The Spirit Catches You and You Fall Down Foreignness and the Other Quotes

How we cite our quotes: (Chapter.Paragraph)

Quote #4

Within thirty seconds, I could see I was dealing with a family that bore little resemblance to the one the doctors had described. (8.9)

Anne manages to connect with the Lees simply by meeting them at their level and not going into it with a heap of assumptions. Instead of treating them like dirty foreigners, Anne treats them as a loving, passionate, and joyful family—because that's what they are. There are still plenty of cultural differences between them, but they don't get in the way.

Quote #5

"They'd only look at us and Jeannine.
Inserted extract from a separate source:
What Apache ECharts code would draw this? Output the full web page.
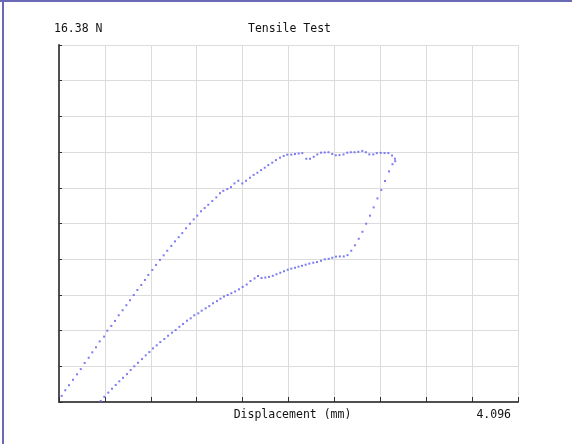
<!DOCTYPE html>
<html>
<head>
<meta charset="utf-8">
<script src="https://cdn.jsdelivr.net/npm/echarts@6/dist/echarts.min.js"></script>
<style>
html,body{margin:0;padding:0;background:#fff;}
#chart{width:572px;height:444px;}
</style>
</head>
<body>
<div id="chart"></div>
<script>
// Tensile test: displacement (mm) vs force (N)
var xMax = 4.096;
var yMax = 16.38;
var chartTitle = 'Tensile Test';
var xName = 'Displacement (mm)';
var yLabel = yMax.toFixed(2) + ' N';
var xLabel = xMax.toFixed(3);

var loadDisp = [0.024,0.056,0.089,0.125,0.161,0.194,0.229,0.265,0.297,0.330,
0.363,0.402,0.431,0.467,0.500,0.533,0.568,0.601,0.634,0.667,
0.699,0.734,0.767,0.797,0.833,0.866,0.901,0.934,0.966,1.002,
1.035,1.068,1.100,1.133,1.169,1.202,1.234,1.267,1.300,1.332,
1.368,1.404,1.437,1.466,1.502,1.535,1.566,1.600,1.636,1.669,
1.704,1.737,1.770,1.803,1.836,1.868,1.903,1.936,1.972,2.005,
2.037,2.073,2.106,2.139,2.171,2.207,2.240,2.273,2.305,2.338,
2.371,2.405,2.438,2.470,2.503,2.539,2.572,2.604,2.637,2.671,
2.706,2.738,2.769,2.805,2.836,2.871,2.905,2.939,2.972,2.998,
3.000,2.976];
var loadForce = [0.28,0.54,0.77,1.02,1.27,1.51,1.79,2.03,2.28,2.51,
2.78,3.00,3.27,3.49,3.72,3.98,4.21,4.44,4.67,4.91,
5.14,5.37,5.60,5.83,6.06,6.29,6.52,6.73,6.94,7.16,
7.37,7.56,7.75,7.97,8.18,8.38,8.55,8.75,8.90,9.05,
9.22,9.39,9.58,9.69,9.77,9.86,10.03,10.15,10.03,10.15,
10.29,10.42,10.52,10.64,10.75,10.87,10.98,11.10,11.21,11.29,
11.35,11.35,11.38,11.40,11.42,11.16,11.16,11.25,11.36,11.44,
11.45,11.46,11.38,11.32,11.33,11.36,11.44,11.46,11.46,11.48,
11.52,11.46,11.36,11.36,11.42,11.43,11.42,11.42,11.31,11.16,
11.05,10.91];

var unloadDisp = [2.945,2.909,2.876,2.842,2.808,2.775,2.741,2.708,2.675,2.641,
2.608,2.575,2.541,2.506,2.472,2.439,2.407,2.372,2.338,2.302,
2.269,2.234,2.201,2.168,2.137,2.106,2.073,2.041,2.008,1.975,
1.941,1.908,1.874,1.841,1.807,1.776,1.745,1.709,1.675,1.639,
1.606,1.571,1.538,1.505,1.472,1.441,1.410,1.374,1.341,1.309,
1.273,1.243,1.207,1.175,1.142,1.107,1.074,1.041,1.008,0.973,
0.940,0.904,0.872,0.839,0.806,0.774,0.741,0.705,0.672,0.640,
0.607,0.571,0.538,0.506,0.473,0.440,0.404,0.372];
var unloadForce = [10.58,10.14,9.73,9.34,8.93,8.55,8.18,7.81,7.49,7.19,
6.94,6.74,6.68,6.68,6.67,6.62,6.57,6.55,6.48,6.42,
6.39,6.35,6.30,6.25,6.21,6.16,6.12,6.07,6.00,5.93,
5.86,5.79,5.74,5.71,5.69,5.78,5.67,5.55,5.39,5.28,
5.17,5.07,4.99,4.91,4.84,4.74,4.63,4.53,4.40,4.30,
4.19,4.07,3.98,3.84,3.73,3.58,3.45,3.30,3.18,3.04,
2.89,2.75,2.60,2.46,2.29,2.14,1.97,1.80,1.64,1.47,
1.28,1.11,0.95,0.78,0.61,0.43,0.24,0.05];

function pairs(xs, ys){ return xs.map(function(x,i){ return [x, ys[i]]; }); }
var points = pairs(loadDisp, loadForce).concat(pairs(unloadDisp, unloadForce));

var FONT = 'DejaVu Sans Mono';
var chart = echarts.init(document.getElementById('chart'), null, {renderer:'canvas'});
chart.setOption({
  animation: false,
  backgroundColor: '#ffffff',
  grid: {left: 59, top: 45, width: 459, height: 357},
  xAxis: {
    type: 'value', min: 0, max: xMax, interval: xMax/10,
    axisLine: {show: true, onZero: false, lineStyle: {color: '#505050', width: 2}},
    axisTick: {show: true, inside: true, length: 5, lineStyle: {color: '#303030', width: 1}},
    axisLabel: {show: false},
    splitLine: {show: true, lineStyle: {color: '#dcdcdc', width: 1}}
  },
  yAxis: {
    type: 'value', min: 0, max: yMax, interval: yMax/10,
    axisLine: {show: true, onZero: false, lineStyle: {color: '#505050', width: 2}},
    axisTick: {show: true, inside: true, length: 3, lineStyle: {color: '#303030', width: 1}},
    axisLabel: {show: false},
    splitLine: {show: true, lineStyle: {color: '#dcdcdc', width: 1}}
  },
  series: [{
    type: 'scatter',
    data: points,
    symbol: 'rect',
    symbolSize: 2,
    itemStyle: {color: '#6f6ff2', opacity: 0.9},
    silent: true
  }],
  graphic: [
    {type:'rect', shape:{x:0,y:0,width:572,height:2}, style:{fill:'#6a6ab4'}},
    {type:'rect', shape:{x:2,y:0,width:2,height:444}, style:{fill:'#6a6ab4'}},
    {type:'text', left: 54, top: 23, style:{text: yLabel, font: '11.5px "'+FONT+'"', fill:'#111'}},
    {type:'text', x: 289.5, y: 23, style:{text: chartTitle, font: '11.5px "'+FONT+'"', fill:'#111', textAlign:'center'}},
    {type:'text', x: 292.5, y: 409, style:{text: xName, font: '11.5px "'+FONT+'"', fill:'#111', textAlign:'center'}},
    {type:'text', x: 511, y: 409, style:{text: xLabel, font: '11.5px "'+FONT+'"', fill:'#111', textAlign:'right'}}
  ]
});
</script>
</body>
</html>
They saw us as smart and white, and as far as they were concerned the Lees were neither." (11.30)

Dee is smart enough to see all that nasty anti-foreigner sentiment at play. It's actually pretty amazing that the doctors were able to broadcast their racial and cultural biases without saying a word—it's no wonder the Lees don't trust the hospital.

Quote #6

"People from the Western sphere cannot understand what it was like. In the new vision of the country of Laos, there is no reason to let the Hmong live." (12.13)

How would the residents of Merced feel if they were driven from their homes under threat of death? Don't they think they'd deserve a little bit of sympathy? Despite the obvious answer (a resounding oh heck yes), many Merced natives refuse to learn why the Hmong ended up in their country, and that's what leads to the bulk of the problems between them.